Institute News

UCLA IPAM Students Present Results of Information Retrieval Project










(L-R: Bin Bi, Ilan Morgenstern, Lingxin Zhou, Qiaoyu Yang, Sam Gustman, Mateo Wirth, Mills Chang)

After two months working with the USC Shoah Foundation, the 2014 Research in Industrial Projects (RIPS) team made great strides in finding a way to link an outside archive to video segments in IWitness. The team presented their findings to USC Shoah Foundation staff on Wednesday.

Each summer, undergraduate students from around the world convene at the UCLA Institute for Pure and Applied Mathematics (IPAM) for the two-month RIPS program. They are placed in small groups, and each group must find a solution to an applied mathematics problem within the sponsor organization they are assigned. Past sponsors have included Intel, HRL and the Los Angeles Police Department. At the end, they present their findings to the organization. This is the fifth year the USC Shoah Foundation has participated in RIPS.

Bin Bi, a PhD candidate in computer science at UCLA, mentored the four students assigned to the USC Shoah Foundation: Ilan Morgenstern Kaplan (Instituto Tecnologico Autonomo de Mexico), Mateo Wirth (Princeton), Qiaoyu Yang (Reed College), and Lingxin Zhou (Rutgers University).

USC Shoah Foundation technology staff asked the RIPS group this year to experiment with ways to link videos in IWitness, USC Shoah Foundation’s interactive educational website, to other archives – for the purposes of their project, the group worked with Wikipedia. In other words, each video segment would link automatically to a relevant Wikipedia page based on the segment’s keywords, providing another avenue of research and learning for students using IWitness.

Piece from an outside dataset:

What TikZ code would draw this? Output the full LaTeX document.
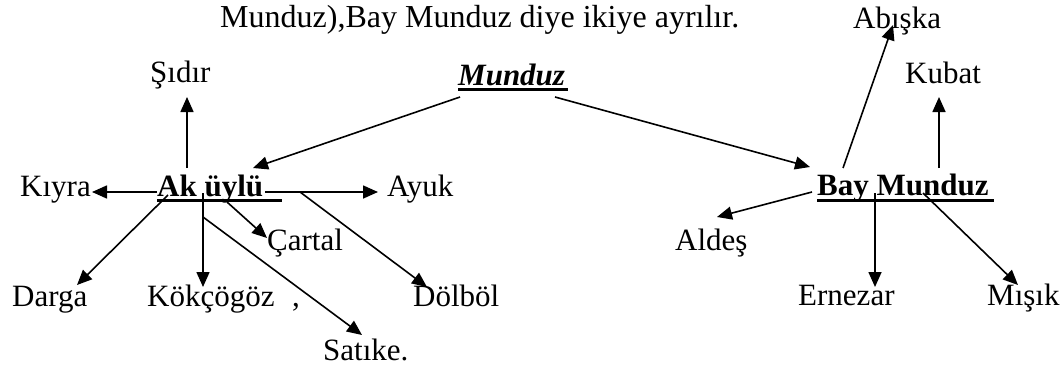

This is an example of “information retrieval,” or what search engines like Google do – but using the testimonies’ keywords as the search queries.

In their presentation, the students first outlined the challenges of their assignment. The keywords in each testimony segment don’t include context, so each keyword (such as “concentration camp”) could have many different interpretations and meanings. Also some keywords are very vague, such as “photograph.” This made it difficult to retrieve truly relevant results from Wikipedia.

In addition, they only wanted to retrieve one result per segment – not a list of options for the user to choose from like a Google search.

Next the team explained the different models they tested to see which would return the highest number of relevant Wikipedia pages for a random sample of 200 testimony segments. They scored each model on its precision – how relevant the retrieved Wikipedia pages were to the segments – and its recall, or the proportion of relevant pages retrieved. The team explained that it was important to balance the two, so they could get the highest number of relevant results.

Some models worked better than others. For example, one model returned the Smokin’ Aces movie Wikipedia page for a segment in which the survivor discussed his immigration to New York City – not exactly relevant. But, using another model, the Wikipedia page for Vilnius, Lithuania, was retrieved for a segment in which the survivor discussed her background there. This would be considered an accurate retrieval.

Ultimately, the team’s best-performing model had 88 percent precision and 47 percent recall. They said keywords of specific people, events and places were the easiest to match in Wikipedia, but it was more difficult to find Wikipedia pages that could accurately convey abstract, personal keywords like “family life” or “loved ones’ deaths.” They suggested that an archive like Google Books, as opposed to Wikipedia, may be a better match for these more complicated keywords. Google Books could suggest books and novels that deal with broader themes like “loved ones’ deaths” that can’t adequately be conveyed in a Wikipedia page.

USC Shoah Foundation staff were impressed by the presentation and how well the students explained such complex ideas. Technology staff will consider the group’s research as it experiments further with integrating outside archives into the Visual History Archive.